The most difficult images in the exhibition are those which hint at far more dangerous activities than those of the courtesan. The brief sketch, Paidoleteira (1821), meaning ‘child murderer’, shows a vague form of a child’s body held by a woman with a long hairpin in her mouth. Though the label offers the possibility that it refers to the story of Medea, it continues: ‘Nonetheless, it is difficult to explain the artist’s motivation for depicting this and other acts of a sadomasochistic nature, except perhaps in terms that are highly personal to Fuseli’. The viewer is left to guess the possibilities. The exhibition features several of these mainly later drawings, such as Two Courtesans, half-lengths, Engaged in an Indistinct Action (1817), which appears to show a small shrouded figure and the courtesan with an implement and bowl, and Two Courtesans (Witches?) with a Knife and Rod (c.1790), along with others focusing on acts of aggression or dominance directed at male figures.
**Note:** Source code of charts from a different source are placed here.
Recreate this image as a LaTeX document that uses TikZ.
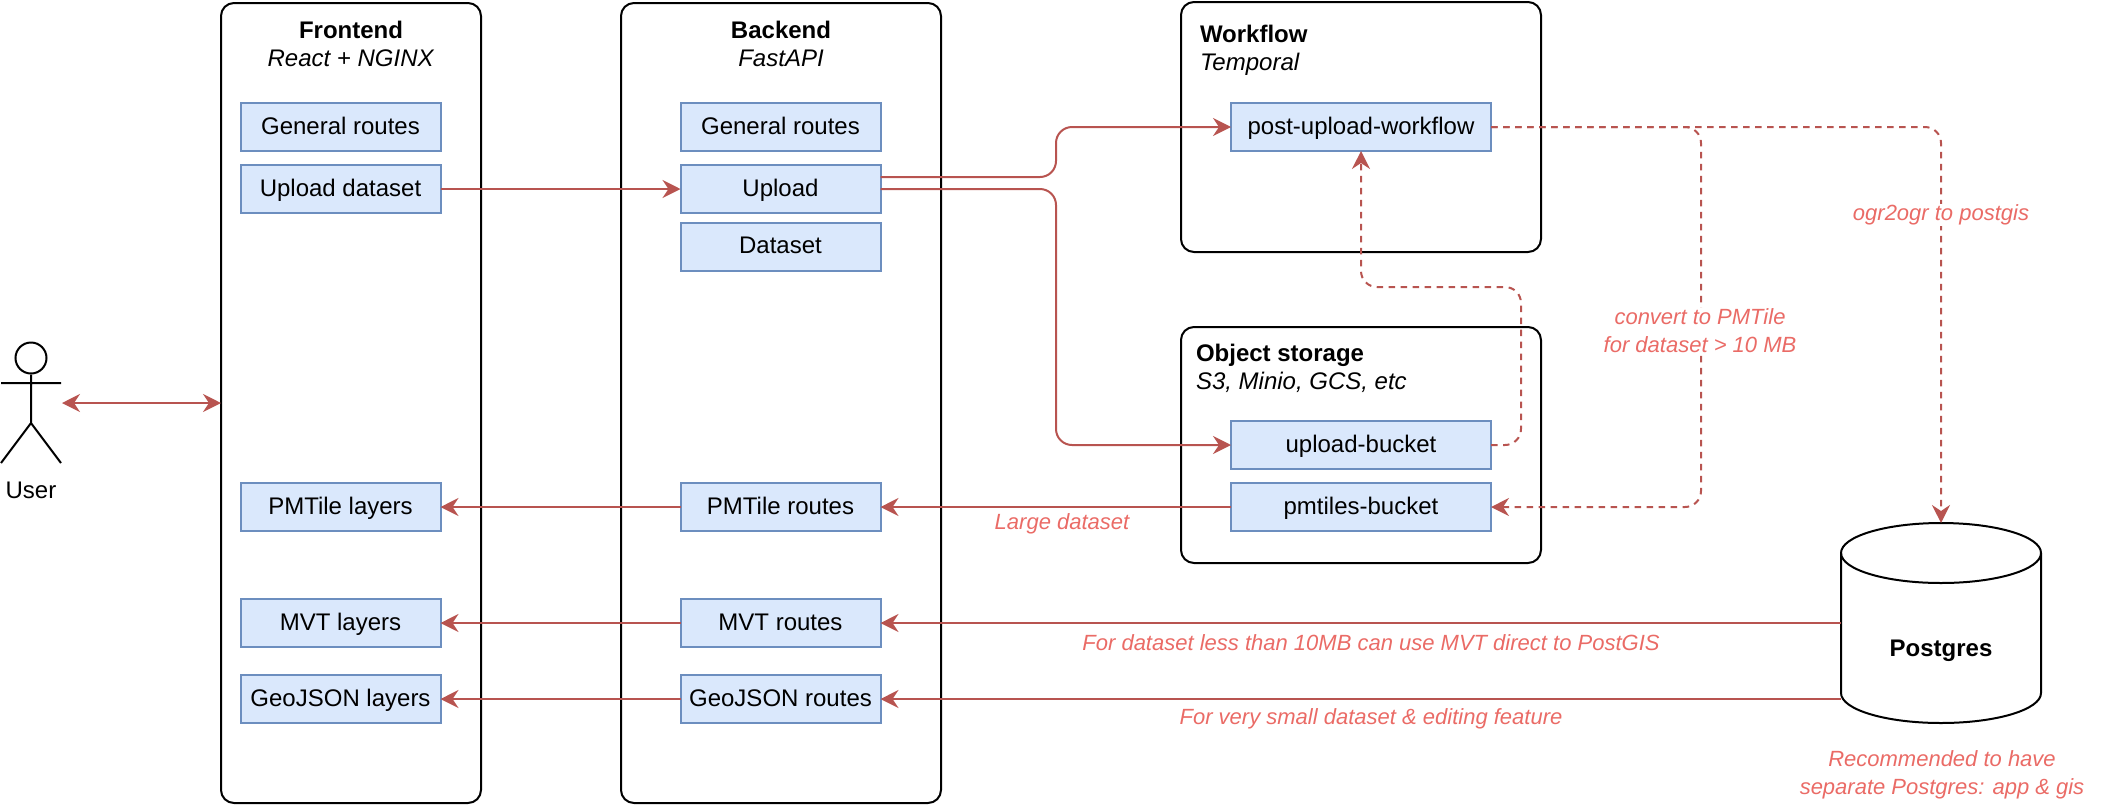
\documentclass[tikz,border=0pt]{standalone}
\usepackage{fontspec}
\setmainfont{Liberation Sans}
\usetikzlibrary{%
  positioning
 ,arrows.meta
}
\definecolor{boxfill}{HTML}{DAE8FC}
\definecolor{boxline}{HTML}{6C8EBF}
\definecolor{connline}{HTML}{B85450}
\definecolor{notetext}{HTML}{EA6B66}
\tikzstyle{arch}=[x=1pt,y=-1pt,on grid,line width=2pt,font=\fontsize{24}{28}\selectfont]
\tikzstyle{frame}=[draw=black,rounded corners=13pt,inner sep=0pt,outer sep=0pt]
\tikzstyle{st}=[draw=boxline,fill=boxfill,minimum height=48pt,inner sep=0pt,outer sep=0pt,text height=18pt,text depth=3.5pt]
\tikzstyle{st200}=[st,minimum width=200pt]
\tikzstyle{st260}=[st,minimum width=260pt]
\tikzstyle{conn}=[draw=connline,-{Stealth[length=18pt,width=18pt,inset=6pt]},rounded corners=16pt]
\tikzstyle{flow}=[conn,dash pattern=on 6.5pt off 5.5pt]
\tikzstyle{note}=[text=notetext,font=\fontsize{22}{28}\selectfont\itshape,align=center,inner sep=1pt]

\begin{document}
\begin{tikzpicture}[arch]
      \useasboundingbox (0,0) rectangle (2102,804);
      \node[frame,minimum width=260pt,minimum height=800pt] (frontend) at (351,403) {};
      \node[frame,minimum width=320pt,minimum height=800pt] (backend) at (781,403) {};
      \node[frame,minimum width=360pt,minimum height=250pt] (workflow) at (1361,127) {};
      \node[frame,minimum width=360pt,minimum height=236pt] (storage) at (1361,445) {};
      \node[align=center] (frontend_title) at (351,44) {\textbf{Frontend}\\\textit{React + NGINX}};
      \node[align=center] (backend_title) at (781,44) {\textbf{Backend}\\\textit{FastAPI}};
      \node[align=left,anchor=west,inner sep=0pt] (workflow_title) at (1199,50) {\textbf{Workflow}\\\textit{Temporal}};
      \node[align=left,anchor=west,inner sep=0pt] (storage_title) at (1195,368) {\textbf{Object storage}\\\textit{S3, Minio, GCS, etc}};

      \node[st200] (f_general) at (340.5,127) {General routes};
      \node[st200] (f_upload) [below=62pt of f_general] {Upload dataset};
      \node[st200] (f_pmtile) at (340.5,507) {PMTile layers};
      \node[st200] (f_mvt) [below=116pt of f_pmtile] {MVT layers};
      \node[st200] (f_geojson) [below=76pt of f_mvt] {GeoJSON layers};

      \node[st200] (b_general) at (780.5,127) {General routes};
      \node[st200] (b_upload) [below=62pt of b_general] {Upload};
      \node[st200] (b_dataset) [below=57.5pt of b_upload] {Dataset};
      \node[st200] (b_pmtile) at (780.5,507) {PMTile routes};
      \node[st200] (b_mvt) [below=116pt of b_pmtile] {MVT routes};
      \node[st200] (b_geojson) [below=76pt of b_mvt] {GeoJSON routes};

      \node[st260] (post_upload) at (1361,127) {post-upload-workflow};
      \node[st260] (upload_bucket) at (1361,445) {upload-bucket};
      \node[st260] (pmtiles_bucket) [below=62pt of upload_bucket] {pmtiles-bucket};

      \node[minimum width=200pt,minimum height=200pt,inner sep=0pt,outer sep=0pt] (postgres) at (1941,623) {};
      \draw ([yshift=-30pt]postgres.north west) arc[start angle=180,end angle=0,x radius=100pt,y radius=30pt]
        -- ([yshift=30pt]postgres.south east) arc[start angle=0,end angle=-180,x radius=100pt,y radius=30pt]
        -- cycle;
      \draw ([yshift=-30pt]postgres.north west) arc[start angle=180,end angle=360,x radius=100pt,y radius=30pt];
      \node[font=\fontsize{24}{28}\selectfont\bfseries] (postgres_label) at (1941,651) {Postgres};

      \node[circle,draw=black,minimum size=31pt,inner sep=0pt] (user_head) at (31,358) {};
      \coordinate (user_hip) at (31,423);
      \coordinate (user_hand_l) at (1,383);
      \coordinate (user_hand_r) at (61,383);
      \coordinate (user_foot_l) at (1,463);
      \coordinate (user_foot_r) at (61,463);
      \coordinate (user_side) at (62,403);
      \draw (user_head) -- (user_hip) (user_hand_l) -- (user_hand_r)
        (user_foot_l) -- (user_hip) -- (user_foot_r);
      \node (user_label) at (31,490) {User};

      \path
        (user_side) edge[conn,{Stealth[length=18pt,width=18pt,inset=6pt]}-{Stealth[length=18pt,width=18pt,inset=6pt]}] (frontend.west)
        (f_upload) edge[conn] (b_upload)
        (b_pmtile) edge[conn] (f_pmtile)
        (b_mvt) edge[conn] (f_mvt)
        (b_geojson) edge[conn] (f_geojson)
        (pmtiles_bucket) edge[conn] (b_pmtile)
        (postgres.west |- b_mvt) edge[conn] (b_mvt)
        (postgres.west |- b_geojson) edge[conn] (b_geojson);
      \draw[conn] ([yshift=12pt]b_upload.east) -| (1056,127) -- (post_upload);
      \draw[conn] (b_upload) -- (1056,189) |- (upload_bucket);

      \draw[flow] (post_upload) -- (1701,127) |- (pmtiles_bucket);
      \draw[flow] (post_upload) -| (postgres.north);
      \draw[flow] (upload_bucket) -- (1521,445) |- (1361,287) -- (post_upload);

      \node[note,fill=white] (ogr_note) at (1941,215) {ogr2ogr to postgis};
      \node[note,fill=white] (pmtile_note) at (1700,331) {convert to PMTile\\for dataset > 10 MB};
      \node[note] (large_note) at (1062,524) {Large dataset};
      \node[note] (mvt_note) at (1371,643) {For dataset less than 10MB can use MVT direct to PostGIS};
      \node[note] (small_note) at (1371,719) {For very small dataset \& editing feature};
      \node[note] (separate_note) at (1942,775) {Recommended to have\\separate Postgres: app \& gis};
    \end{tikzpicture}
\end{document}
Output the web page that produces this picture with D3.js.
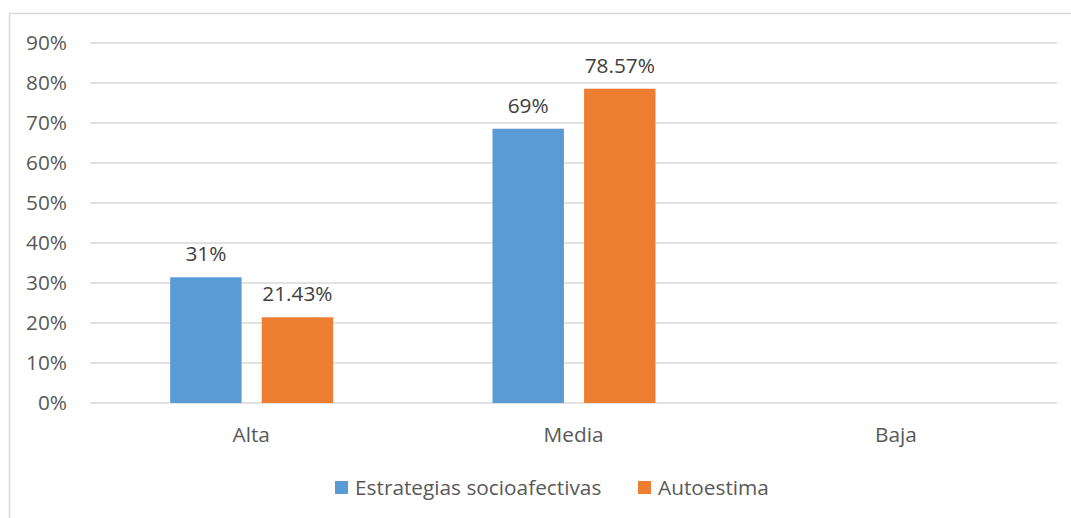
<!DOCTYPE html>
<html>
<head>
<meta charset="utf-8">
<script src="https://cdn.jsdelivr.net/npm/d3@7"></script>
<style>
  body { margin: 0; background: #fff; }
  text { font-family: "Open Sans", "Noto Sans", sans-serif; fill: #595959; }
</style>
</head>
<body>
<div id="chart"></div>
<script>
// chart data
var categories = ["Alta", "Media", "Baja"];
var seriesNames = ["Estrategias socioafectivas", "Autoestima"];
var estrategias = [0.3143, 0.6857, null];
var autoestima = [0.2143, 0.7857, null];
var seriesColors = ["#5b9bd5", "#ed7d31"];
var labelFormats = [d3.format(".0%"), d3.format(".2%")];
var yTicks = [0, 0.1, 0.2, 0.3, 0.4, 0.5, 0.6, 0.7, 0.8, 0.9];

var svgWidth = 1071;
var svgHeight = 518;

var margin = { top: 43, right: 14, bottom: 115, left: 90 };
var width = svgWidth - margin.left - margin.right;
var height = svgHeight - margin.top - margin.bottom;
var fontSize = "20.8px";

var svg = d3.select("#chart")
  .append("svg")
  .attr("width", svgWidth)
  .attr("height", svgHeight);

// outer chart border (left + top only visible)
svg.append("path")
  .attr("d", "M9.5,518 V13.5 H1071")
  .attr("fill", "none")
  .attr("stroke", "#d9d9d9")
  .attr("stroke-width", 1.5);

var g = svg.append("g")
  .attr("transform", `translate(${margin.left}, ${margin.top})`);

// scales
var xScale = d3.scaleBand()
  .domain(categories)
  .range([0, width]);

var xInner = d3.scaleBand()
  .domain(seriesNames)
  .range([xScale.bandwidth() / 2 - 81, xScale.bandwidth() / 2 + 82])
  .paddingInner(0.22);

var yScale = d3.scaleLinear()
  .domain([0, 0.9])
  .range([height, 0]);

// gridlines
g.append("g")
  .selectAll("line")
  .data(yTicks)
  .enter()
  .append("line")
  .attr("x1", 0)
  .attr("x2", width)
  .attr("y1", d => yScale(d))
  .attr("y2", d => yScale(d))
  .attr("stroke", "#d9d9d9")
  .attr("stroke-width", 1.3);

// y axis
var leftAxis = d3.axisLeft(yScale)
  .tickValues(yTicks)
  .tickFormat(d3.format(".0%"))
  .tickSize(0)
  .tickPadding(23);

g.append("g")
  .call(leftAxis)
  .call(a => a.select(".domain").remove())
  .selectAll("text")
  .style("font-size", fontSize)
  .attr("fill", "#595959");

// x axis
var bottomAxis = d3.axisBottom(xScale).tickSize(0).tickPadding(24);
g.append("g")
  .attr("transform", `translate(0, ${height})`)
  .call(bottomAxis)
  .call(a => a.select(".domain").remove())
  .selectAll("text")
  .style("font-size", fontSize)
  .attr("fill", "#595959");

var allSeries = [estrategias, autoestima];

allSeries.forEach(function(values, si) {
  var pts = categories.map((c, i) => ({ cat: c, v: values[i] })).filter(d => d.v != null);

  g.selectAll(".bar" + si)
    .data(pts)
    .enter()
    .append("rect")
    .attr("x", d => xScale(d.cat) + xInner(seriesNames[si]))
    .attr("y", d => yScale(d.v))
    .attr("width", xInner.bandwidth())
    .attr("height", d => height - yScale(d.v))
    .attr("fill", seriesColors[si]);

  g.selectAll(".lbl" + si)
    .data(pts)
    .enter()
    .append("text")
    .attr("x", d => xScale(d.cat) + xInner(seriesNames[si]) + xInner.bandwidth() / 2)
    .attr("y", d => yScale(d.v) - 16)
    .attr("text-anchor", "middle")
    .style("font-size", fontSize)
    .style("fill", "#404040")
    .text(d => labelFormats[si](d.v));
});

// legend
var legendX = [335, 638];
var legend = svg.append("g");
seriesNames.forEach(function(name, i) {
  legend.append("rect")
    .attr("x", legendX[i])
    .attr("y", 481)
    .attr("width", 13)
    .attr("height", 13)
    .attr("fill", seriesColors[i]);
  legend.append("text")
    .attr("x", legendX[i] + 20)
    .attr("y", 495)
    .style("font-size", fontSize)
    .text(name);
});
</script>
</body>
</html>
The picture of Fuseli offered by his contemporaries, such as John Thomas Smith in Nollekens and His Times (1828) suggests he was well-dressed, gregarious and witty, ‘cautiously and precisely polite’ to ladies with whom he was very popular (vol.2, p.433). This exhibition gives access to the much darker and macabre side of his imagination. Based on the evidence of the drawings, Sophia emerges as an unusual, sexually confident and sophisticated woman. Speculating on the intriguing relationship between the couple is an inevitable result of viewing the display. Each revisiting of his private drawings in an exhibition reflects our contemporary approach to the undercurrents of deviant or suppressed human experience and deeper interpretations of Fuseli’s major works on canvas are made possible.